Hotel developer to buy city parking lot to help develop King Street warehouse

A gate controls access to a city-owned parking lot at 1200 King St.
A gate controls access to a city-owned parking lot at 1200 King St.
photo Hiren Desai is chief executive officer for 3H Group Hotels.

The city of Chattanooga is preparing to sell one of its employee parking lots on King Street to help the owners of an adjacent 70,000-square-foot warehouse redevelop the site along with plans for a nearby $20 million hotel.

But a taxpayer watchdog group is questioning why a city panel is moving to sell 0.66 acres at 1200 King St. for 30 percent less than what the city paid a decade ago for the site.

The Chattanooga Downtown Redevelopment Corp. will vote Monday on a proposal to sell the surface parking lot across the street from the Chattanooga Design Resource Center for $134,700 to Seaford Investments LLC and Rivermonth King Street LLC, the real estate partnerships jointly owned by Chattanooga developers Hiren Desai and Jimmy White.

Desai, a partner in 3H Hotels, is planning to build the 108-room Moxy Hotel at King and Market streets, which he hopes to start building in June and complete in the next year.

But to help redevelop the 70,000-square-foot King Street warehouse behind the new hotel site, Desai said he needs another city parking lot for other new development. The developers have considered leasing the bottom floor of the King Street warehouse for a microbrewery and other commercial tenants, and redeveloping the upper floors for apartments.

"This (purchase of the city parking lot) would help in our development of this King Street building," Desai said Friday. "Right now, this would be used for city employee parking while the hotel is being built. It would be surface parking, unless a parking deck is required."

In a memo to the Chattanooga Downtown Redevelopment Corp., Deidre Keylon of the city's purchasing department said an evaluation committee reviewed purchase proposals for the King Street property last month and determined the offer from Desai was the best.

"We're not wanting any tax money," Desai said. "We'll actually be putting this back on the tax rolls and creating more investment and jobs in this area."

But Helen Burns Sharp, founder of the Accountability for Taxpayer Money (ATM), questioned why the city wouldn't ask more of the purchaser to generate a higher price or provide lower cost parking for city employees who now use the surface lot for parking.

"I think he (Desai) is a great developer and what he is proposing will be great for that area," she said. "But I am concerned about the integrity of the process.
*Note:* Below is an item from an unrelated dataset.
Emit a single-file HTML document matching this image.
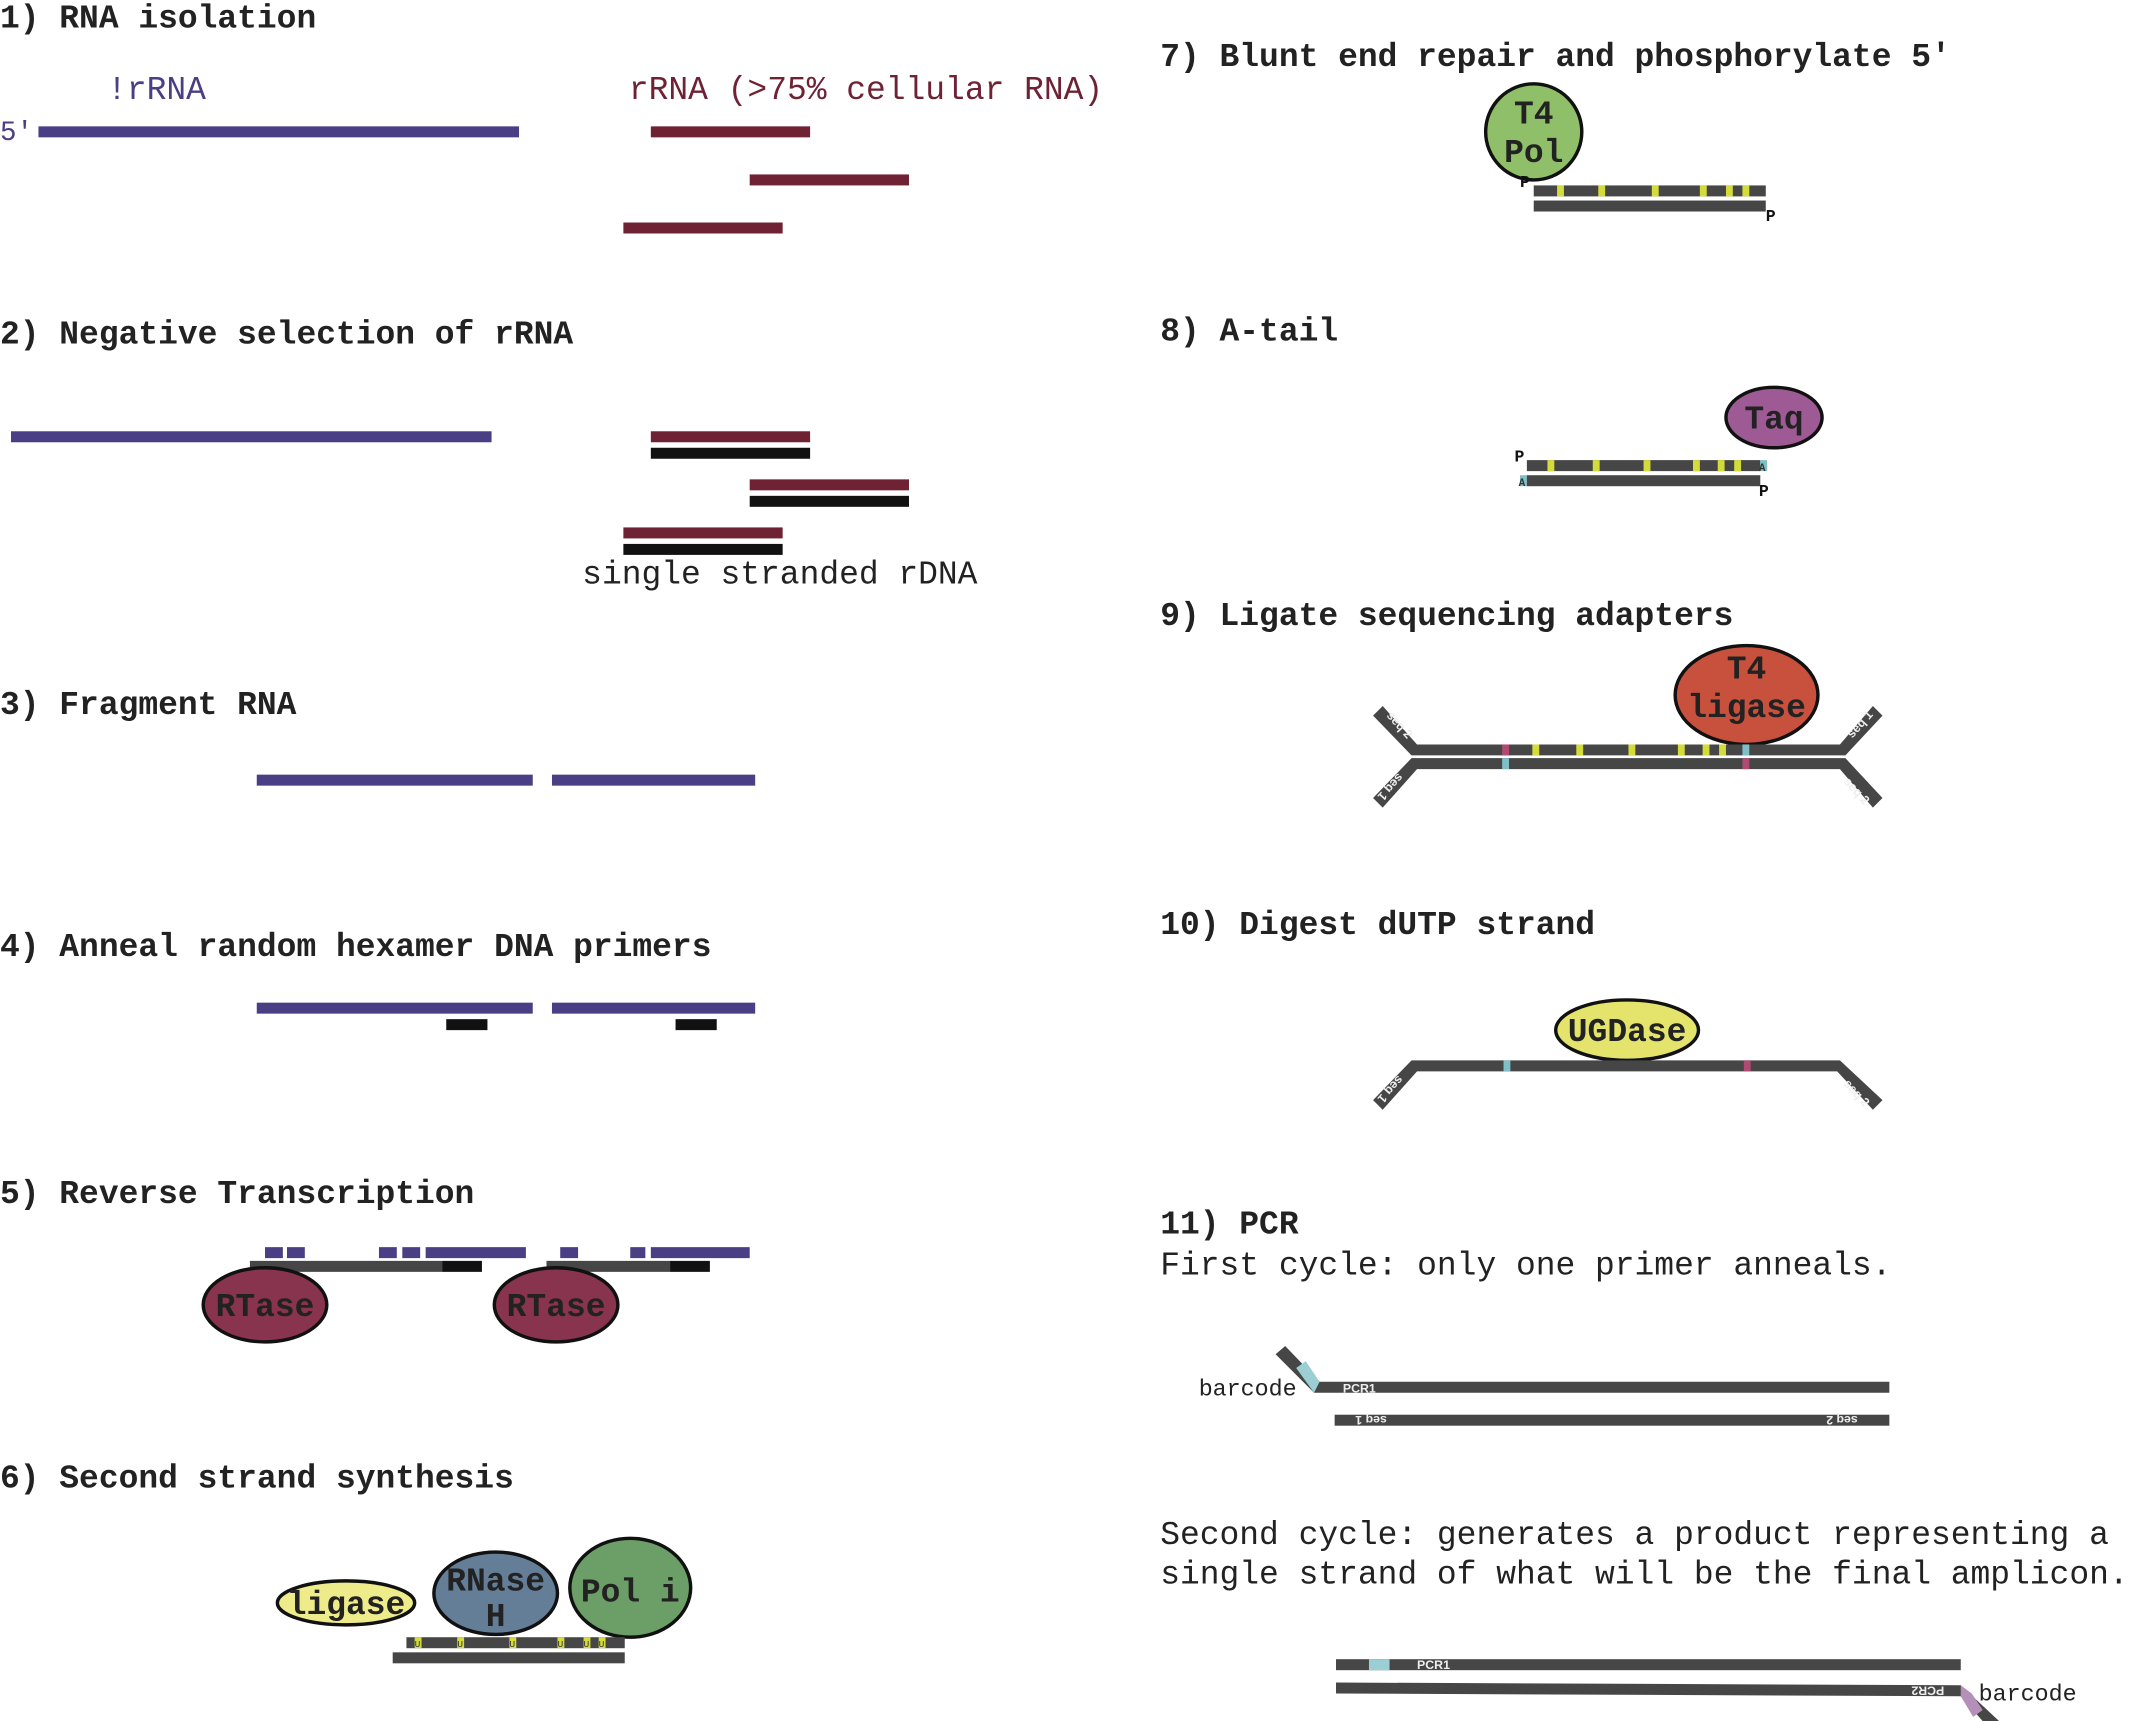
<!DOCTYPE html>
<html><head><meta charset="utf-8"><style>
html,body{margin:0;padding:0;background:#fff;}
svg{display:block;}
text{font-family:"Liberation Mono",monospace;}
.h{font-weight:bold;font-size:24px;fill:#222;}
.t{font-size:24px;fill:#222;}
.e{stroke:#111;stroke-width:2.5;}
.el{font-weight:bold;font-size:24px;fill:#222;text-anchor:middle;}
.s{fill:#464646;}
.y{fill:#d4dc3c;}
.sm{font-size:12px;font-weight:bold;fill:#111;}
.wl{font-size:9px;font-weight:bold;fill:#eee;font-family:"Liberation Sans",sans-serif;}
</style></head><body>
<svg width="2142" height="1721" viewBox="0 0 1560 1253" preserveAspectRatio="none">
<g>
<text class="h" x="0" y="20">1) RNA isolation</text>
<text class="t" x="78" y="72" style="fill:#4a3f84">!rRNA</text>
<text class="t" x="458" y="72" style="fill:#6e2234">rRNA (&gt;75% cellular RNA)</text>
<text class="t" x="0" y="102" style="fill:#4a3f84;font-size:20px">5′</text>
<rect x="28" y="92" width="350" height="8" fill="#4a3f84"/>
<rect x="474" y="92" width="116" height="8" fill="#6e2234"/>
<rect x="546" y="127" width="116" height="8" fill="#6e2234"/>
<rect x="454" y="162" width="116" height="8" fill="#6e2234"/>
</g>
<g>
<text class="h" x="0" y="250">2) Negative selection of rRNA</text>
<rect x="8" y="314" width="350" height="8" fill="#4a3f84"/>
<rect x="474" y="314" width="116" height="8" fill="#6e2234"/>
<rect x="474" y="326" width="116" height="8" fill="#111"/>
<rect x="546" y="349" width="116" height="8" fill="#6e2234"/>
<rect x="546" y="361" width="116" height="8" fill="#111"/>
<rect x="454" y="384" width="116" height="8" fill="#6e2234"/>
<rect x="454" y="396" width="116" height="8" fill="#111"/>
<text class="t" x="424" y="425">single stranded rDNA</text>
</g>
<g>
<text class="h" x="0" y="520">3) Fragment RNA</text>
<rect x="187" y="564" width="201" height="8" fill="#4a3f84"/>
<rect x="402" y="564" width="148" height="8" fill="#4a3f84"/>
</g>
<g>
<text class="h" x="0" y="696">4) Anneal random hexamer DNA primers</text>
<rect x="187" y="730" width="201" height="8" fill="#4a3f84"/>
<rect x="402" y="730" width="148" height="8" fill="#4a3f84"/>
<rect x="325" y="742" width="30" height="8" fill="#111"/>
<rect x="492" y="742" width="30" height="8" fill="#111"/>
</g>
<g>
<text class="h" x="0" y="876">5) Reverse Transcription</text>
<g fill="#4a3f84">
<rect x="193" y="908" width="13" height="8"/><rect x="209" y="908" width="13" height="8"/>
<rect x="276" y="908" width="13" height="8"/><rect x="293" y="908" width="13" height="8"/>
<rect x="310" y="908" width="73" height="8"/>
<rect x="408" y="908" width="13" height="8"/><rect x="459" y="908" width="11" height="8"/>
<rect x="474" y="908" width="72" height="8"/>
</g>
<rect x="182" y="918" width="140" height="8" class="s"/>
<rect x="322" y="918" width="29" height="8" fill="#111"/>
<rect x="398" y="918" width="90" height="8" class="s"/>
<rect x="488" y="918" width="29" height="8" fill="#111"/>
<ellipse cx="193" cy="950" rx="45" ry="27" fill="#88344f" class="e"/>
<text class="el" x="193" y="958">RTase</text>
<ellipse cx="405" cy="950" rx="45" ry="27" fill="#88344f" class="e"/>
<text class="el" x="405" y="958">RTase</text>
</g>
<g>
<text class="h" x="0" y="1083">6) Second strand synthesis</text>
<ellipse cx="252" cy="1167" rx="50" ry="16" fill="#eeeb8a" class="e"/>
<text class="el" x="252" y="1175">ligase</text>
<ellipse cx="361" cy="1160" rx="45" ry="30" fill="#647e98" class="e"/>
<text class="el" x="361" y="1158">RNase</text>
<text class="el" x="361" y="1184">H</text>
<ellipse cx="459" cy="1156" rx="44" ry="36" fill="#6c9e67" class="e"/>
<text class="el" x="459" y="1166">Pol i</text>
<rect x="296" y="1192" width="159" height="8" class="s"/>
<g class="y">
<rect x="302" y="1192" width="5" height="8"/><rect x="333" y="1192" width="5" height="8"/><rect x="371" y="1192" width="5" height="8"/>
<rect x="406" y="1192" width="5" height="8"/><rect x="425" y="1192" width="5" height="8"/><rect x="436" y="1192" width="5" height="8"/>
</g>
<g style="font-size:7px;fill:#333">
<text x="302" y="1199">U</text><text x="333" y="1199">U</text><text x="371" y="1199">U</text><text x="406" y="1199">U</text><text x="425" y="1199">U</text><text x="436" y="1199">U</text>
</g>
<rect x="286" y="1203" width="169" height="8" class="s"/>
</g>
<g>
<text class="h" x="845" y="48">7) Blunt end repair and phosphorylate 5′</text>
<ellipse cx="1117" cy="96" rx="35" ry="35" fill="#8fbf68" class="e"/>
<text class="el" x="1117" y="90">T4</text>
<text class="el" x="1117" y="118">Pol</text>
<text class="sm" x="1107" y="136">P</text>
<rect x="1117" y="135" width="169" height="8" class="s"/>
<g class="y"><rect x="1134" y="135" width="5" height="8"/><rect x="1164" y="135" width="5" height="8"/><rect x="1203" y="135" width="5" height="8"/><rect x="1238" y="135" width="5" height="8"/><rect x="1257" y="135" width="5" height="8"/><rect x="1269" y="135" width="5" height="8"/></g>
<rect x="1117" y="146" width="169" height="8" class="s"/>
<text class="sm" x="1286" y="161">P</text>
</g>
<g>
<text class="h" x="845" y="248">8) A-tail</text>
<ellipse cx="1292" cy="304" rx="35" ry="22" fill="#9e5a94" class="e"/>
<text class="el" x="1292" y="312">Taq</text>
<text class="sm" x="1103" y="336">P</text>
<rect x="1112" y="335" width="170" height="8" class="s"/>
<rect x="1282" y="335" width="5" height="8" fill="#7fc0c8"/>
<text x="1281" y="343" style="font-size:8px;font-weight:bold;fill:#333">A</text>
<g class="y"><rect x="1127" y="335" width="5" height="8"/><rect x="1160" y="335" width="5" height="8"/><rect x="1197" y="335" width="5" height="8"/><rect x="1233" y="335" width="5" height="8"/><rect x="1251" y="335" width="5" height="8"/><rect x="1263" y="335" width="5" height="8"/></g>
<rect x="1107" y="346" width="5" height="8" fill="#7fc0c8"/>
<text x="1106" y="354" style="font-size:8px;font-weight:bold;fill:#333">A</text>
<rect x="1112" y="346" width="170" height="8" class="s"/>
<text class="sm" x="1281" y="361">P</text>
</g>
<g>
<text class="h" x="845" y="455">9) Ligate sequencing adapters</text>
<ellipse cx="1272" cy="506" rx="52" ry="36" fill="#c8513d" class="e"/>
<text class="el" x="1272" y="494">T4</text>
<text class="el" x="1272" y="522">ligase</text>
<polygon points="1000,521 1007,514 1032,542 1340,542 1364,514 1371,521 1344,550 1028,550" class="s"/>
<polygon points="1028,552 1344,552 1371,581 1364,588 1340,560 1032,560 1007,588 1000,581" class="s"/>
<text class="wl" x="1006" y="525" transform="rotate(48 1012 527)">seq 2</text>
<text class="wl" x="1342" y="532" transform="rotate(-48 1352 527)">seq 1</text>
<text class="wl" x="1006" y="580" transform="rotate(132 1016 574)">seq 1</text>
<text class="wl" x="1342" y="578" transform="rotate(48 1352 574)">seq 2</text>
<g class="y"><rect x="1116" y="542" width="5" height="8"/><rect x="1148" y="542" width="5" height="8"/><rect x="1186" y="542" width="5" height="8"/><rect x="1222" y="542" width="5" height="8"/><rect x="1240" y="542" width="5" height="8"/><rect x="1252" y="542" width="5" height="8"/></g>
<rect x="1094" y="542" width="5" height="8" fill="#b04a72"/><rect x="1269" y="542" width="5" height="8" fill="#7fc0c8"/>
<rect x="1094" y="552" width="5" height="8" fill="#7fc0c8"/><rect x="1269" y="552" width="5" height="8" fill="#b04a72"/>
</g>
<g>
<text class="h" x="845" y="680">10) Digest dUTP strand</text>
<ellipse cx="1185" cy="750" rx="52" ry="22" fill="#e4e46c" class="e"/>
<text class="el" x="1185" y="758">UGDase</text>
<polygon points="1028,772 1340,772 1371,801 1364,808 1338,780 1032,780 1007,808 1000,801" class="s"/>
<text class="wl" x="1006" y="800" transform="rotate(132 1016 794)">seq 1</text>
<text class="wl" x="1342" y="798" transform="rotate(48 1352 794)">seq 2</text>
<rect x="1095" y="772" width="5" height="8" fill="#7fc0c8"/><rect x="1270" y="772" width="5" height="8" fill="#b04a72"/>
</g>
<g>
<text class="h" x="845" y="898">11) PCR</text>
<text class="t" x="845" y="928">First cycle: only one primer anneals.</text>
<text class="t" x="873" y="1016" style="font-size:17px">barcode</text>
<polygon points="929,986 936,980 961,1006 1376,1006 1376,1014 957,1014" class="s"/>
<polygon points="944,996 951,991 961,1006 957,1014" fill="#9ccfd3"/>
<text class="wl" x="978" y="1014">PCR1</text>
<rect x="972" y="1030" width="404" height="8" class="s"/>
<text class="wl" x="984" y="1037" transform="rotate(180 997 1034)">seq 1</text>
<text class="wl" x="1327" y="1037" transform="rotate(180 1340 1034)">seq 2</text>
<text class="t" x="845" y="1124">Second cycle: generates a product representing a</text>
<text class="t" x="845" y="1153">single strand of what will be the final amplicon.</text>
<rect x="973" y="1208" width="455" height="8" class="s"/>
<rect x="997" y="1208" width="15" height="8" fill="#9ccfd3"/>
<text class="wl" x="1032" y="1215">PCR1</text>
<polygon points="973,1225 1428,1227 1458,1255 1451,1261 1428,1235 973,1233" class="s"/>
<polygon points="1428,1227 1436,1233 1444,1245 1437,1250 1428,1235" fill="#b48fb8"/>
<text class="wl" x="1394" y="1234" transform="rotate(180 1405 1231)">PCR2</text>
<text class="t" x="1441" y="1238" style="font-size:17px">barcode</text>
</g>
</svg>
</body></html>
It seems very odd to me that the city would buy this lot 10 years ago from Thomas Johnson for $195,000 and now sell it for $134,700 when the Southside area around it is as hot as it is right now."

Desai said he offered what the surface parking lot is appraised for by the county assessor's office.

Desai's proposal calls for his leasing up to 85 parking spaces to the city at the rate of $45.77 per space monthly, or $46,685 per year for three years.

"We think the hotel and other development fits the Southside and will really help enhance this area," Desai said.

Desai said the Moxy will be an "affordable boutique" with daily rates from $100 to $140.